Adjust these options based on your needs. For example, use podrun -ic to include the local host and execute the command in the current working directory.

Running Commands Method 1: Pipe Method

With the Pipe Method, podrun reads the command to be executed from stdin with echo and |, for example, run the command on host0:

echo echo meow | podrun -i

The above command outputs "meow" on all hosts, using the -i parameter to include the local machine in the execution.

Without the -i parameter, the command runs only on other hosts:

echo echo meow | podrun

The above command outputs "meow" on all hosts except the local machine.

Running Commands Method 2: Live Command Method

In the Live Command Method, you can run podrun and input commands directly.

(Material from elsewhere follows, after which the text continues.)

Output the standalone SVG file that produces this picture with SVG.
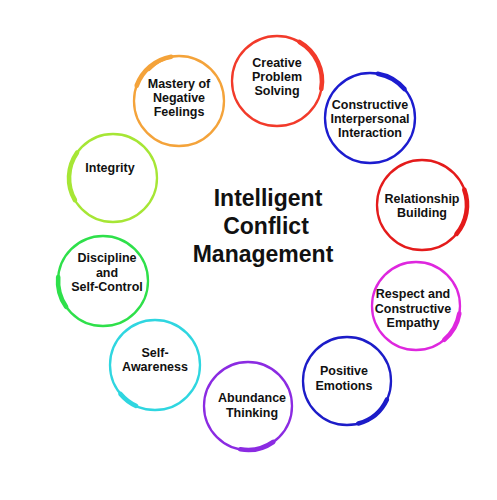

Enter the following command in the terminal:

podrun -iw

This command initiates podrun with the specified options (-i to include the local host, and -w for the current directory).

After pressing Enter, podrun program will pause and wait for your input. You can then copy and paste the command(s) you wish to execute (supporting multiple lines) into the terminal, press Enter, and then press Ctrl+D to end the input. Afterward, podrun will execute the command across all hosts in the TPU Pod.

Verifying Successful Configuration of Your TPU Pod

Given the complexity of configuring a TPU Pod, after executing the tpux setup command, you may want to ensure it was successful. You can verify this by:

echo echo meow | podrun -i

If the TPU Pod is configured correctly, the above command should output multiple lines of "meow," where the number of lines corresponds to the number of TPU Pod hosts.

touch ~/nfs_share/meow
echo ls -l ~/nfs_share/meow | podrun -i

If configured correctly, the above commands should display the results of ls -l ~/nfs_share/meow on multiple lines, with the number of lines equaling the number of TPU Pod hosts.

Disclaimer

This is not an officially supported Google product.